30.11.04

A segunda vinda do messias

No estado em que o país se encontra, parece claro que quem se chegar à frente e apontar um rumo tem todas as condições para levar toda a gente atrás.

Com o seu indiscutível sentido da oportunidade política, Cavaco acaba de dar esse passo. Com o artigo do Expresso de sábado, Cavaco passou o seu Rubicão e assumiu irreversivelmente que, por ele, os dados estão lançados. O projecto, agora, é conquistar a Presidência da República para, a partir daí, refundar o PSD e criar condições para poder voltar a disputar a maioria eleitoral ao PS. Se, por acaso, Santana se aguentar até ao Verão, até pode ser que o PSD, numa das piruetas em que é pródigo, ainda recupere a tempo das legislativas de 2006.

Dito isto, cumpre chamar a atenção para a notável vacuidade política do artigo de Cavaco Silva, o qual se limita a bramar em abstracto contra «os políticos incompetentes». Ora, se o Sr. Lopes aí está para provar que a incompetência de facto existe, é difícil acreditar que ela seja a fonte essencial dos nossos males.

Luís Filipe Pereira, Álvaro Barreto e Bagão Félix, para mencionar apenas alguns dos actuais ministros, não podem com justiça ser acusados de incompetência. Nem parece que, no que toca à competência individual dos seus ministros, o actual governo seja pior do que os de Barroso ou de Cavaco Silva. Será preciso recordar ao professor quantos ineptos povoaram os seus governos ao longo de uma década, ainda por cima em pastas de alta responsabilidade?

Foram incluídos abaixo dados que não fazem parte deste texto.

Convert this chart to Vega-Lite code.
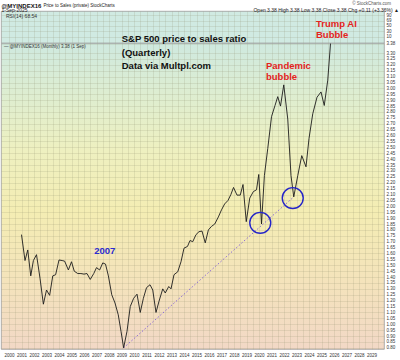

É um facto que o governo actual está a cair aos bocados, mas também o de Barroso já estava no início do ano. Aliás, foi por isso mesmo que Durão se pisgou e deixou o partido em herança ao amigo Lopes.

O desvario de Santana é, neste contexto, um mero fait-divers. A coligação está destroçada porque a sua política faliu. Há apenas três anos, um grupo de iluminados apresentou-se perante o país com soluções milagrosas para eliminar o déficite das contas públicas, reequilibrar a balança de transacções correntes e recuperar a competitividade do país. Como estamos bem lembrados, era tudo muito fácil: bastava emagrecer a função pública, eliminar o despesismo e, principalmente, baixar os impostos.

Isso só não fora feito antes, diziam-nos, porque os governantes socialistas eram totalmente incompetentes. Voltamos, assim, três anos volvidos, ao princípio: se os «competentes» substituírem os «incompetentes», o futuro será radioso e não teremos mais que preocupar-nos. Dá para desconfiar, não é verdade?

Ora o caso é que a última rodada de «competentes» propostos pelo PSD fracassou redondamente. Melhor: a sua política falhou redondamente: o déficite é agora maior, a dívida pública aumentou, o desequilíbrio das contas públicas cresceu, a produtividade estagnou, o desemprego disparou, a tão anunciada divergência real finalmente concretizou-se. E não sabem mais o que hão-de fazer.

Perante isto, qual é a proposta de Cavaco? Pura e simplesmente, não tem nenhuma, a não ser que se entenda que a promoção da competência é um programa político. No fundo, ele regressa com a mesma ideia simples que há vinte anos lhe permitiu conquistar o partido e o país.

A história, não o esqueçamos, tem esta tendência estranha para se repetir. Da primeira vez como tragédia, da segunda como farsa.